Read More: Accused ‘Mastermind’ of New Mexico Political Shootings Left A Chilling Digital Trail

In the aftermath, Trump issued a rare call for unity. “This is a chance to bring the whole country, even the whole world, together,” he said. But it’s unclear how long the former President, whose campaigning leans heavily into incendiary speeches and often violent imagery, will stick to that subdued tone. It’s also unclear if Biden, who condemned the attack and called on Americans to “cool it down,” will dial back his campaign’s core theme that Trump represents an existential threat to American democracy. 

There are already signs that a new tone from the top is unlikely. Republicans have blamed the shooting on Biden and his claim that Trump is a dangerous autocrat who needs to be stopped. Trump’s running mate, Ohio Senator J.D. Vance, said the Biden campaign’s messaging “led directly to President Trump’s attempted assassination.” Both sides have trafficked in baseless conspiracy theories. Georgia Republican Representative Mike Collins tweeted, “Joe Biden sent the orders.” Some on the left suggest that the Trump campaign faked the shooting with the help of the Secret Service, and that the blood on Trump’s ear came from gel capsules. Dmitri Mehlhorn, a Democratic fundraiser and strategist, sent an email questioning whether “this ‘shooting’ was encouraged and maybe even staged so Trump could get the photos and benefit from the backlash,” calling it a “classic Russian tactic.”
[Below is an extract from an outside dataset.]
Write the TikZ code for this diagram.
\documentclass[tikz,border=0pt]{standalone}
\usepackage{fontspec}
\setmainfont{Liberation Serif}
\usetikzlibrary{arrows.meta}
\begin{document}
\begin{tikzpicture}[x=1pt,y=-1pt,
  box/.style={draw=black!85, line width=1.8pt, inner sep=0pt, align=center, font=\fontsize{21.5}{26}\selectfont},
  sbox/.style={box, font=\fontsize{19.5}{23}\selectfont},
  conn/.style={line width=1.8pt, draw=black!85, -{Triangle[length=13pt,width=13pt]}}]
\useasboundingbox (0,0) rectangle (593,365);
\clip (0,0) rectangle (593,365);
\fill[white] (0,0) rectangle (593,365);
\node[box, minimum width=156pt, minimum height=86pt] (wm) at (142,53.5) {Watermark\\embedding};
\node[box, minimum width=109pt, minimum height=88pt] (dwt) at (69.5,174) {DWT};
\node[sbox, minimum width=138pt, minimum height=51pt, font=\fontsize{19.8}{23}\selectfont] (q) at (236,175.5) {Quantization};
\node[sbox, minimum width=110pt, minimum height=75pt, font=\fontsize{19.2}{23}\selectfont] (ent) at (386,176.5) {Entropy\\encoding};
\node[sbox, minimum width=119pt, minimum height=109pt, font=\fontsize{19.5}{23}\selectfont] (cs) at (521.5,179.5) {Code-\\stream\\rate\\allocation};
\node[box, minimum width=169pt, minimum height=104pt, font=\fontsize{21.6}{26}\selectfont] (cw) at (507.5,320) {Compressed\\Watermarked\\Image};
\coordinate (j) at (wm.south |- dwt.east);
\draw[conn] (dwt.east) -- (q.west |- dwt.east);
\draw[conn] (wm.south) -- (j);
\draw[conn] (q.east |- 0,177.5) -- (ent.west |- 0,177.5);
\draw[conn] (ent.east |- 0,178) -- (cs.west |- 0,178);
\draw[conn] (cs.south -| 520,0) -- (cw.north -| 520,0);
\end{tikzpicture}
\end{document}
It’s possible for Americans to stop the cycle, experts say. “Americans could look in the mirror, be shocked by what they see, and stop normalizing the incendiary rhetoric and violence that is leading to these sorts of events,” says Kleinfeld. Or, she says, “they will point fingers, as is already happening, and use the opportunity to try to score political points. And if they do, it will continue to get worse.”